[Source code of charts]
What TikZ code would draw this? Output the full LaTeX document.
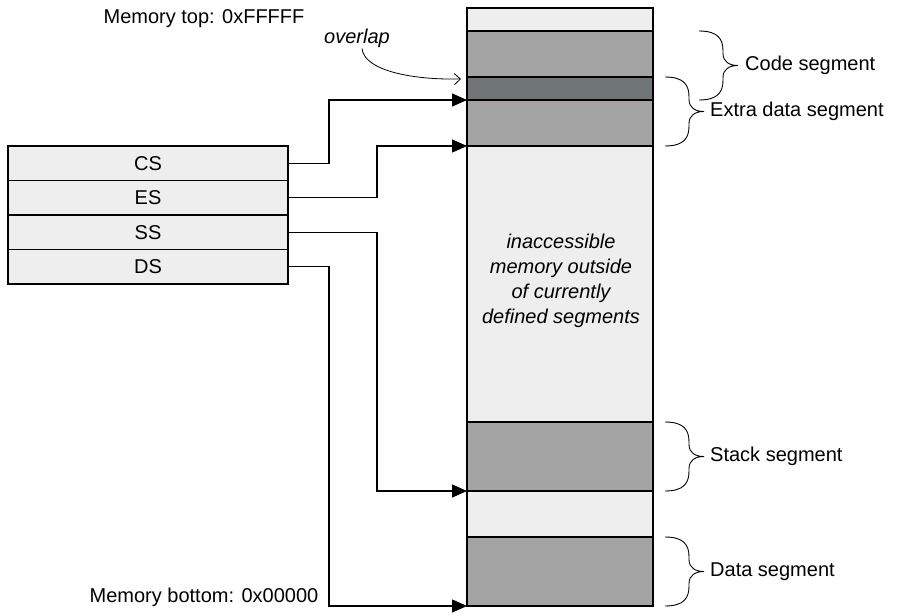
\documentclass[tikz,border=0pt]{standalone}
\usepackage{fontspec}
\setmainfont{Liberation Sans}
\usetikzlibrary{arrows.meta,calc}
\definecolor{lightg}{HTML}{EEEEEE}
\definecolor{midg}{HTML}{A4A4A5}
\definecolor{darkg}{HTML}{6F7474}
% #1 = x of the brace ends, #2 = top y, #3 = bottom y
\newcommand\drawbrace[3]{%
  \draw[brc] (#1,#2) .. controls ({#1+19},#2) and ({#1+24},{#2+8}) .. ({#1+24},{#2+20})
    -- ({#1+24},{(#2+#3)/2-12}) .. controls ({#1+24},{(#2+#3)/2-4}) and ({#1+30},{(#2+#3)/2}) .. ({#1+39},{(#2+#3)/2})
    .. controls ({#1+30},{(#2+#3)/2}) and ({#1+24},{(#2+#3)/2+4}) .. ({#1+24},{(#2+#3)/2+12})
    -- ({#1+24},{#3-20}) .. controls ({#1+24},{#3-8}) and ({#1+19},#3) .. (#1,#3);}
\begin{document}
\begin{tikzpicture}[x=1pt,y=-1pt,
  font=\fontsize{20}{25}\selectfont,
  band/.style={draw, line width=1.6pt, minimum width=186pt, inner sep=0pt, outer sep=0pt},
  reg/.style={draw, line width=1.6pt, fill=lightg, minimum width=280pt, minimum height=34.5pt, inner sep=0pt, outer sep=0pt},
  conn/.style={line width=1.4pt, -{Triangle[length=15pt,width=13pt]}},
  brc/.style={line width=0.9pt},
  lbl/.style={anchor=west, inner sep=0pt}]
\useasboundingbox (0,0) rectangle (901,615);
% memory column
\node[band, fill=lightg, minimum height=23pt] (topb) at (560,19.5) {};
\node[band, fill=midg, minimum height=46pt] (code) at (560,54) {};
\node[band, fill=darkg, minimum height=23pt] (ovb) at (560,88.5) {};
\node[band, fill=midg, minimum height=46pt] (extra) at (560,123) {};
\node[band, fill=lightg, minimum height=276pt] (inacc) at (560,284) {};
\node[band, fill=midg, minimum height=69pt] (stack) at (560,456.5) {};
\node[band, fill=lightg, minimum height=46pt] (gap) at (560,514) {};
\node[band, fill=midg, minimum height=69pt] (data) at (560,571.5) {};
\node[align=center, font=\fontsize{20}{25}\selectfont\itshape] (inacctext) at (561,281)
  {inaccessible\\memory outside\\of currently\\defined segments};
% registers
\node[reg] (cs) at (148,163.25) {CS};
\node[reg] (es) at (148,197.75) {ES};
\node[reg] (ss) at (148,232.25) {SS};
\node[reg] (ds) at (148,266.75) {DS};
% connectors
\coordinate (xa) at (329,0);
\coordinate (xb) at (377,0);
\draw[conn] (cs.east) -- (cs.east -| xa) |- (extra.north west);
\draw[conn] (es.east) -- (es.east -| xb) |- (extra.south west);
\draw[conn] (ss.east) -- (ss.east -| xb) |- (stack.south west);
\draw[conn] (ds.east) -- (ds.east -| xa) |- (data.south west);
% labels
\node[inner sep=0pt] (memtop) at (204,19) {Memory top: 0xFFFFF};
\node[inner sep=0pt] (membot) at (204,597) {Memory bottom: 0x00000};
\node[font=\fontsize{20}{25}\selectfont\itshape, inner sep=1pt] (ovl) at (357,38) {overlap};
\draw[line width=0.8pt, -{Straight Barb[length=6pt,width=11pt]}] ([xshift=5pt]ovl.south) .. controls (364,70) and (410,80) .. ([xshift=-6pt,yshift=-2pt]ovb.north west);
% braces
\drawbrace{699}{31}{100}
\drawbrace{665}{77}{146}
\drawbrace{665}{422}{491}
\drawbrace{665}{537}{606}
\node[lbl] (lcode) at (745,65.5) {Code segment};
\node[lbl] (lextra) at (710,111.5) {Extra data segment};
\node[lbl] (lstack) at (710,456.5) {Stack segment};
\node[lbl] (ldata) at (710,571.5) {Data segment};
\end{tikzpicture}
\end{document}
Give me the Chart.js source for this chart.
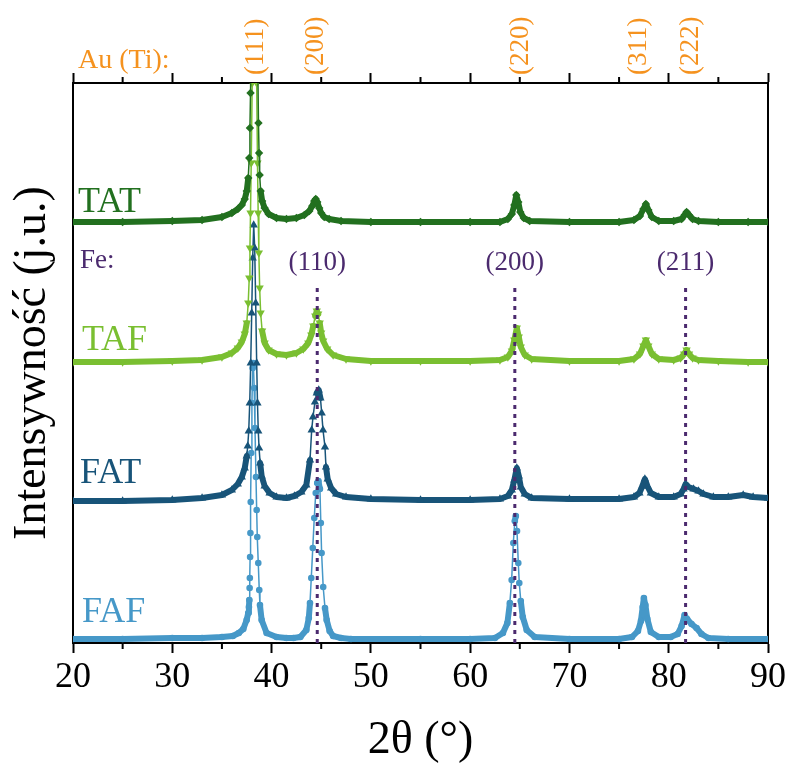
<!DOCTYPE html>
<html>
<head>
<meta charset="utf-8">
<script src="https://cdn.jsdelivr.net/npm/chart.js@4.4.1/dist/chart.umd.min.js"></script>
<style>
  body { margin: 0; background: #fff; }
</style>
</head>
<body>
<canvas id="xrd" width="787" height="772"></canvas>
<script>
const ctx = document.getElementById('xrd');

// [2theta (deg), intensity (a.u., curves already offset)]
const tat = [
  [20,421],[25,421],[30,422],[33,423],[35,426],[36,430],[36.6,434],[37.0,438],[37.3,444],[37.5,452],
  [37.65,465],[37.75,485],[37.82,515],[37.88,550],[37.95,600],[38.05,680],[38.3,740],[38.55,640],[38.62,570],[38.68,520],
  [38.74,490],[38.8,468],[38.9,452],[39.05,442],[39.3,435],[39.7,429],[40.5,425],[41.5,424],[42.5,425],[43.3,428],
  [43.8,432],[44.1,437],[44.3,442],[44.45,444],[44.6,441],[44.8,435],[45.0,430],[45.3,426],[45.8,424],[47,422],
  [50,421],[55,421],[60,421],[63,421],[63.8,424],[64.2,429],[64.45,438],[64.65,448],[64.85,441],[65.05,431],
  [65.4,425],[66,422],[70,421],[75,421],[76.5,423],[77.1,427],[77.45,434],[77.7,439],[77.95,433],[78.3,426],
  [79,422],[80.5,422],[81.3,424],[81.6,428],[81.8,431],[82.05,428],[82.4,424],[83,422],[85,421],[88,421],[90,421]
];
const taf = [
  [20,281],[25,281],[30,282],[33,283],[35,286],[36,290],[36.6,295],[37.0,301],[37.3,309],[37.5,320],
  [37.65,340],[37.75,365],[37.82,395],[37.88,430],[37.95,480],[38.05,560],[38.25,650],[38.5,560],[38.58,480],[38.65,430],
  [38.72,390],[38.8,355],[38.9,330],[39.05,312],[39.3,300],[39.7,293],[40.5,289],[41.5,288],[42.5,290],[43.2,294],
  [43.7,300],[44.0,308],[44.2,317],[44.4,327],[44.55,332],[44.7,329],[44.85,320],[45.0,310],[45.2,302],[45.6,294],
  [46.2,288],[47.5,284],[50,282],[55,282],[60,282],[63,283],[63.8,286],[64.2,292],[64.45,303],[64.7,315],
  [64.9,306],[65.1,296],[65.5,288],[66.2,284],[70,282],[75,282],[76.5,284],[77.1,289],[77.45,297],[77.7,303],
  [77.95,297],[78.3,289],[79,284],[80.5,283],[81.2,285],[81.55,289],[81.8,293],[82.05,289],[82.4,285],[83,283],
  [85,282],[88,281],[90,281]
];
const fat = [
  [20,142],[25,142],[30,143],[33,145],[35,148],[36,153],[36.6,159],[37.0,166],[37.3,175],[37.5,187],
  [37.6,197],[37.7,212],[37.8,240],[37.9,280],[38.0,330],[38.1,385],[38.2,418],[38.3,395],[38.4,340],[38.5,280],
  [38.58,240],[38.66,212],[38.74,195],[38.85,180],[39.0,167],[39.3,157],[39.8,150],[40.5,146],[41.5,145],[42.3,147],
  [43.0,151],[43.5,158],[43.87,183],[44.04,213],[44.17,226],[44.37,241],[44.55,250],[44.75,253],[44.92,245],[45.05,230],
  [45.18,213],[45.38,196],[45.48,176],[45.65,164],[46.0,155],[46.5,149],[47.5,146],[50,144],[55,143],[60,143],
  [63,144],[63.8,147],[64.2,153],[64.45,163],[64.7,175],[64.9,167],[65.1,156],[65.5,149],[66.2,145],[70,144],
  [75,144],[76.5,146],[77.05,150],[77.35,157],[77.6,164],[77.85,157],[78.2,150],[79,146],[80.5,146],[81.2,149],
  [81.5,154],[81.7,159],[82.0,156],[82.5,154],[83.0,152],[83.5,149],[84.5,146],[86,146],[87.5,148],[88.5,146],[90,145]
];
const faf = [
  [20,4],[25,4],[30,5],[33,5],[35,6],[36.1,7],[36.7,10],[37.15,14],[37.49,23],[37.65,30],
  [37.72,36],[37.76,43],[37.79,55],[37.81,65],[37.84,86],[37.87,110],[37.9,141],[37.95,190],[38.02,240],[38.1,275],
  [38.16,280],[38.25,255],[38.33,215],[38.43,166],[38.5,133],[38.56,106],[38.66,80],[38.76,53],[38.83,38],[39.0,23],
  [39.5,10],[40.5,6],[41.5,5],[42.2,5],[42.9,6],[43.5,13],[43.75,25],[43.87,40],[44.0,65],[44.15,95],
  [44.3,125],[44.45,150],[44.6,160],[44.72,162],[44.87,154],[44.96,120],[45.04,90],[45.2,56],[45.38,35],[45.55,23],
  [45.85,12],[46.2,7],[47,5],[48,4],[55,4],[60,4],[62.5,5],[63.3,10],[63.75,20],[64.0,40],
  [64.18,63],[64.35,100],[64.5,122],[64.6,127],[64.72,112],[64.85,80],[64.95,60],[65.1,42],[65.3,26],[65.7,13],
  [66.5,6],[70,4],[75,4],[76.3,6],[76.9,12],[77.2,22],[77.38,36],[77.5,45],[77.65,38],[77.85,24],
  [78.2,11],[79,6],[80.2,6],[80.9,9],[81.3,17],[81.6,28],[81.85,24],[82.3,19],[82.8,15],[83.3,9],
  [84,5],[86,4],[90,4]
];

const sampleNames = ['TAT', 'TAF', 'FAT', 'FAF'];
const auHkl = ['(111)', '(200)', '(220)', '(311)', '(222)'];
const auPos = [38.4, 44.5, 65.1, 77.0, 82.2];
const feHkl = ['(110)', '(200)', '(211)'];
const fePos = [44.6, 64.5, 81.7];
const minorTicks = [25, 35, 45, 55, 65, 75, 85];

const colors = ['#22701f', '#7abf31', '#185479', '#4698c8'];
const orange = '#f5921e';
const purple = '#4b2a6e';
const serif = '"Liberation Serif", "Times New Roman", serif';

Chart.defaults.font.family = serif;
Chart.defaults.color = '#000';

const markers = ['rectRot', 'triangle', 'triangle', 'circle'];
const markerRot = [0, 180, 0, 0];
const markerSize = [4.2, 4.8, 4.8, 3.3];

const feLines = fePos.map(p => ({
  data: [{x: p, y: 0}, {x: p, y: 360}],
  borderColor: purple,
  borderWidth: 3,
  borderDash: [4, 5],
  pointRadius: 0
}));

const curves = [tat, taf, fat, faf].map((s, i) => {
  const base = Math.min(...s.map(p => p[1]));
  return {
    label: sampleNames[i],
    data: s.map(([x, y]) => ({x, y})),
    borderColor: colors[i],
    backgroundColor: colors[i],
    borderJoinStyle: 'round',
    borderCapStyle: 'round',
    pointStyle: markers[i],
    rotation: markerRot[i],
    pointRadius: markerSize[i],
    pointBorderWidth: 0,
    clip: 0,
    segment: {
      // tall, steep flanks: thin line with markers; the rest: thick band
      borderWidth: c => {
        const a = s[c.p0DataIndex][1], b = s[c.p1DataIndex][1];
        return (Math.abs(b - a) > 8 && Math.max(a, b) - base > 45) ? 1.5 : 6;
      }
    }
  };
});

const namePos = [[20.5, 431], [20.9, 293], [20.7, 160], [20.9, 21]];

const annotate = {
  id: 'annotate',
  afterDraw(chart) {
    const {ctx, chartArea, scales: {x, y}} = chart;
    ctx.save();
    ctx.strokeStyle = '#000';
    ctx.lineWidth = 2;
    minorTicks.forEach(v => {
      const px = x.getPixelForValue(v);
      ctx.beginPath();
      ctx.moveTo(px, chartArea.bottom);
      ctx.lineTo(px, chartArea.bottom + 6);
      ctx.moveTo(px, chartArea.top);
      ctx.lineTo(px, chartArea.top - 6);
      ctx.stroke();
    });

    ctx.textAlign = 'left';
    ctx.textBaseline = 'alphabetic';
    ctx.font = '36px ' + serif;
    sampleNames.forEach((n, i) => {
      ctx.fillStyle = colors[i];
      ctx.fillText(n, x.getPixelForValue(namePos[i][0]), y.getPixelForValue(namePos[i][1]));
    });

    ctx.font = '27px ' + serif;
    ctx.fillStyle = purple;
    ctx.fillText('Fe:', x.getPixelForValue(20.7), y.getPixelForValue(375));
    ctx.textAlign = 'center';
    feHkl.forEach((t, i) => {
      ctx.fillText(t, x.getPixelForValue(fePos[i]), y.getPixelForValue(373));
    });

    ctx.fillStyle = orange;
    ctx.textAlign = 'left';
    ctx.font = '28px ' + serif;
    ctx.fillText('Au (Ti):', chartArea.left + 5, chartArea.top - 15);
    ctx.font = '27px ' + serif;
    auHkl.forEach((t, i) => {
      ctx.save();
      ctx.translate(x.getPixelForValue(auPos[i]), chartArea.top - 8);
      ctx.rotate(-Math.PI / 2);
      ctx.textBaseline = 'middle';
      ctx.fillText(t, 0, 0);
      ctx.restore();
    });
    ctx.restore();
  }
};

const axisGrid = {
  display: true,
  drawOnChartArea: false,
  drawTicks: true,
  tickLength: 10,
  tickWidth: 2,
  tickColor: '#000'
};

new Chart(ctx, {
  type: 'line',
  data: { datasets: [...feLines, ...curves] },
  options: {
    responsive: false,
    animation: false,
    layout: { padding: { left: 0, right: 19, top: 0, bottom: 0 } },
    plugins: { legend: { display: false }, tooltip: { enabled: false } },
    scales: {
      x: {
        type: 'linear', position: 'bottom', min: 20, max: 90,
        ticks: { stepSize: 10, font: { size: 36 }, color: '#000', padding: 3, maxRotation: 0 },
        grid: axisGrid,
        border: { color: '#000', width: 2 },
        title: { display: true, text: '2θ (°)', font: { size: 46 }, color: '#000', padding: { top: 0, bottom: 3 } },
        afterFit: s => { s.height = 129; s.paddingLeft = 0; s.paddingRight = 0; }
      },
      x2: {
        type: 'linear', position: 'top', min: 20, max: 90,
        ticks: { stepSize: 10, display: false },
        grid: axisGrid,
        border: { color: '#000', width: 2 },
        afterFit: s => { s.height = 83; s.paddingLeft = 0; s.paddingRight = 0; }
      },
      y: {
        type: 'linear', position: 'left', min: 0, max: 560,
        ticks: { display: false },
        grid: { display: false },
        border: { color: '#000', width: 2 },
        title: { display: true, text: 'Intensywność (j.u.)', font: { size: 46 }, color: '#000', padding: { top: 5, bottom: 0 } },
        afterFit: s => { s.width = 73; }
      },
      y2: {
        type: 'linear', position: 'right', min: 0, max: 560,
        ticks: { display: false },
        grid: { display: false },
        border: { color: '#000', width: 2 },
        afterFit: s => { s.width = 0; }
      }
    }
  },
  plugins: [annotate]
});
</script>
</body>
</html>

(WHAT NEEDS TO BE DONE)
Lines from the one with "Give me the Chart.js source for this chart." through the one with "const ctx = document.getElementById('xrd');" are the only ones to quote. Quote them exactly and leave out pictures.

(RESULT OF THE TASK)
Give me the Chart.js source for this chart.
<!DOCTYPE html>
<html>
<head>
<meta charset="utf-8">
<script src="https://cdn.jsdelivr.net/npm/chart.js@4.4.1/dist/chart.umd.min.js"></script>
<style>
  body { margin: 0; background: #fff; }
</style>
</head>
<body>
<canvas id="xrd" width="787" height="772"></canvas>
<script>
const ctx = document.getElementById('xrd');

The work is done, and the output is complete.